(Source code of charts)
'''

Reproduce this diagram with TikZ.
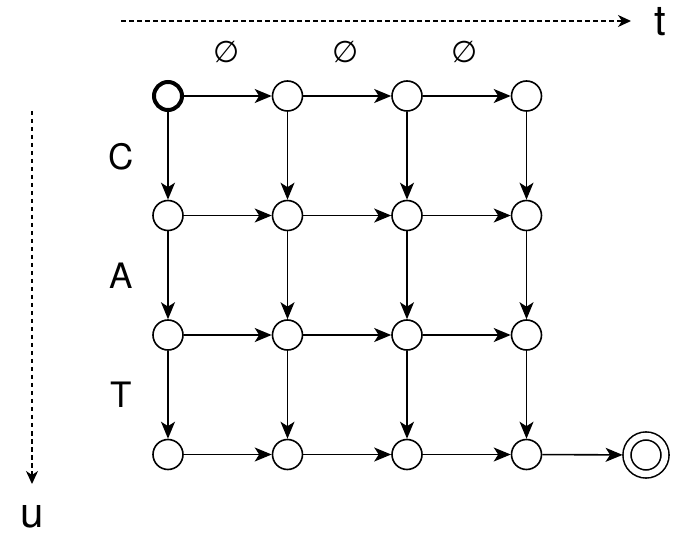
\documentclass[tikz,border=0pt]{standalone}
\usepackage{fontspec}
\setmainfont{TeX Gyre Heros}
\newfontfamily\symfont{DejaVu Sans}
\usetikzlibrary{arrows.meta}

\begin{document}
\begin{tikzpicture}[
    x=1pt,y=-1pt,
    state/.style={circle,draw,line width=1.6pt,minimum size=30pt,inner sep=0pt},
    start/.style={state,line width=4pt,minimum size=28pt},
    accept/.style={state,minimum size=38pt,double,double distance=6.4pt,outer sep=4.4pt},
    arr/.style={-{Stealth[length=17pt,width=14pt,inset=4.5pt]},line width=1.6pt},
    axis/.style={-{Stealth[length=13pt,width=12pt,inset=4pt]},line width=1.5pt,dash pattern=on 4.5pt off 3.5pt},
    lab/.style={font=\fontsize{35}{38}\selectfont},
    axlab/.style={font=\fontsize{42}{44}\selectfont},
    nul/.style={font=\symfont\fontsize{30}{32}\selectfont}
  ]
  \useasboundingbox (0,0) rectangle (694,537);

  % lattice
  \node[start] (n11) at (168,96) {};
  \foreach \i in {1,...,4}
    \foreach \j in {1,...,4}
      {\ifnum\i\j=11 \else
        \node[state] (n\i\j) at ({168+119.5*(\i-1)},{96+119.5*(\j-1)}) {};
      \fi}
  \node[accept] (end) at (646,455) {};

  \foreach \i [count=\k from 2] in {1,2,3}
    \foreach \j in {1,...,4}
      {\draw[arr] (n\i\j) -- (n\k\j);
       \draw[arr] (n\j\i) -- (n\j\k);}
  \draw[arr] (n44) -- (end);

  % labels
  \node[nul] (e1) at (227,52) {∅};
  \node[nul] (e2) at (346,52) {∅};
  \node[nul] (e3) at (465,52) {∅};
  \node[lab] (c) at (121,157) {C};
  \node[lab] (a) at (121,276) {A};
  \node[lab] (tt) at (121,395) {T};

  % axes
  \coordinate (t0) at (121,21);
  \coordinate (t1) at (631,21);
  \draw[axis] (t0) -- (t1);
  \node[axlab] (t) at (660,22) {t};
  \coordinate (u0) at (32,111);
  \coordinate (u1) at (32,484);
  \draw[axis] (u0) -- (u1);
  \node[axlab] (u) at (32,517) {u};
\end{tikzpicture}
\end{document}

'''
'''

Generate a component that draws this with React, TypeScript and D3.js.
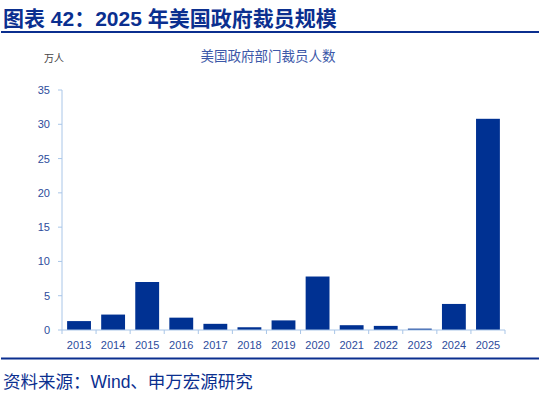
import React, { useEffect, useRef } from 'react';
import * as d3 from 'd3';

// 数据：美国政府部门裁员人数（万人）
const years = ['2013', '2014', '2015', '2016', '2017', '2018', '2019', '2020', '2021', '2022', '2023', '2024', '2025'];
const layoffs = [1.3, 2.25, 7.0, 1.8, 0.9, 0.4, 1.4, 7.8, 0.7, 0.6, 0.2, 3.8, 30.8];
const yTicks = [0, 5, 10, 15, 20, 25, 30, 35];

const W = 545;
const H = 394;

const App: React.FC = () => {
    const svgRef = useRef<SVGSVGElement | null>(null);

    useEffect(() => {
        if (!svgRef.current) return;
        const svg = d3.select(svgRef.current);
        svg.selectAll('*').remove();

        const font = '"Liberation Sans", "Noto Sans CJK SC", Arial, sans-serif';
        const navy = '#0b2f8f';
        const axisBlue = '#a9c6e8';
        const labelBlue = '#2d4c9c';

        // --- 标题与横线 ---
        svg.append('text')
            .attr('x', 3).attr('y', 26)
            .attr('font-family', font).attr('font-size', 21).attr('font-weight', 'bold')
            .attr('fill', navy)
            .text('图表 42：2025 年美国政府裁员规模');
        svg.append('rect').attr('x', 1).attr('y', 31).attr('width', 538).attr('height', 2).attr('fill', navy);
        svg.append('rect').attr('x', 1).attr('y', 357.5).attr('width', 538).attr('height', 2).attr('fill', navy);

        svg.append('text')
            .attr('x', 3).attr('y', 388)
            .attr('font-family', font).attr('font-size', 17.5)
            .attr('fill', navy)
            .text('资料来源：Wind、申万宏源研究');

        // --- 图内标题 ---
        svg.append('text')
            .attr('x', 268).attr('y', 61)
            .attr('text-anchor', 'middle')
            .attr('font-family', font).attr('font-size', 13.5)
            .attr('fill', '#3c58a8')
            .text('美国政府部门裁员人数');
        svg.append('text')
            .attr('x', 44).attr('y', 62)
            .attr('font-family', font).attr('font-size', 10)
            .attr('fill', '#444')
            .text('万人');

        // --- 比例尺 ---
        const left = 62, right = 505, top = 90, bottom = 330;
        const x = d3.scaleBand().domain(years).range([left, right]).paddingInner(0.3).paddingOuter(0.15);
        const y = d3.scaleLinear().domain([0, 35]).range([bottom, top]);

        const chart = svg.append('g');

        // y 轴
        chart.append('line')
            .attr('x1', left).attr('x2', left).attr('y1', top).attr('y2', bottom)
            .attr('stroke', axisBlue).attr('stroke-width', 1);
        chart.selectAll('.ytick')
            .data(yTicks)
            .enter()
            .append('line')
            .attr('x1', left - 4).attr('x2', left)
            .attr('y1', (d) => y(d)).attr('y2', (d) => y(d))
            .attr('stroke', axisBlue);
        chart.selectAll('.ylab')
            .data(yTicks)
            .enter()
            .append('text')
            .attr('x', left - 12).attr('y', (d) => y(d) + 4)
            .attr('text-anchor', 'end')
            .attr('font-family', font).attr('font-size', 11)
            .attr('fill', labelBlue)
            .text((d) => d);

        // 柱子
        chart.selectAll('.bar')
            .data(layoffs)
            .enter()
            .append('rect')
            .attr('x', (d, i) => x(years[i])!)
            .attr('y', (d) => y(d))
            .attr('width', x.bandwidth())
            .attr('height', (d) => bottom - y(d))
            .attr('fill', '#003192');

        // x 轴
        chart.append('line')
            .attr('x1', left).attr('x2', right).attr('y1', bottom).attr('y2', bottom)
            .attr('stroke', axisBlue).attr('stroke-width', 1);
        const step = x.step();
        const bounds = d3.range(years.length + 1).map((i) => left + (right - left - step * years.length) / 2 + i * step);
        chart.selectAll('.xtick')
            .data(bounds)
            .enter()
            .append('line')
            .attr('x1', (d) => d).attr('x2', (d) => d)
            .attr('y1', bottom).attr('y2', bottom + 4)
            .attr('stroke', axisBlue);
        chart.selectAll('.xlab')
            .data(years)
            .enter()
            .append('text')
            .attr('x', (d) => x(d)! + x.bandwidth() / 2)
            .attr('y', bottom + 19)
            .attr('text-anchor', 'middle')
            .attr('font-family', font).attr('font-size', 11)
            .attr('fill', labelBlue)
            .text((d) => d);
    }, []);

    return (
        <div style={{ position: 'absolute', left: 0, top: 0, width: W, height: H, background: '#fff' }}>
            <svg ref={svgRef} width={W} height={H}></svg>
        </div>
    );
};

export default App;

'''

Direction — Start at the line containing "Generate a component" and stop at the line containing "import * as d3 from 'd3';"; transcribe those lines exactly, skipping pictures.

Result —
Generate a component that draws this with React, TypeScript and D3.js.
import React, { useEffect, useRef } from 'react';
import * as d3 from 'd3';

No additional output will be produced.